Answer: Server Action (Update Record)
Server Actions work on selected records from the Actions menu. Use the incremental mass edit feature (*=1.10) for the actual update.
Q2: Which action type for "Send daily sales report at 9 AM"?
Answer: Scheduled Action
Scheduled Actions run at specified intervals. Set to run daily at 9 AM with a Server Action that generates and emails the report.
Q3: Which action type for "When lead is won, create project"?
Answer: Automated Action
Automated Actions respond to events. Use "Stage is set to" trigger with the "Won" stage, then Create Record action.
Q4: How to detect state change from draft to confirmed?
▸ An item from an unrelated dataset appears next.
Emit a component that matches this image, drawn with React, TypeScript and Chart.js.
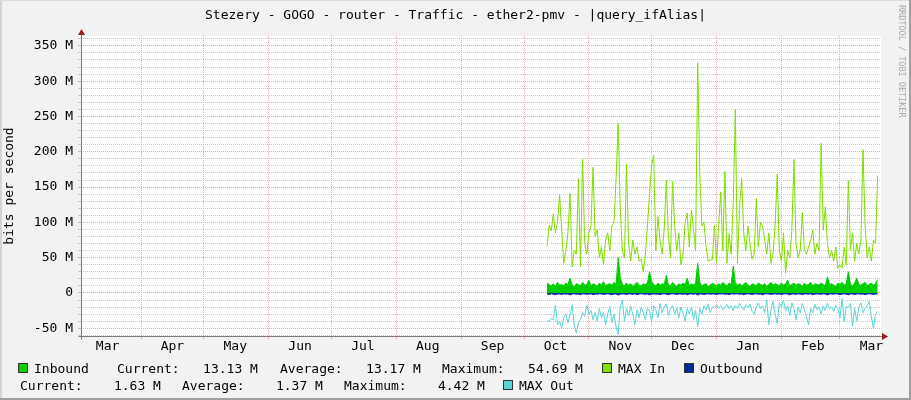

Answer: Before Update Filter + After Update Filter
Set Before: [('state','=','draft')] and After: [('state','=','sale')] to catch that specific transition.
Q5: Why might an automated action cause performance issues?
Answer: It runs on every matching record change
Unlike scheduled actions (periodic) or server actions (manual), automated actions fire on every save. Too many or complex ones slow down all saves.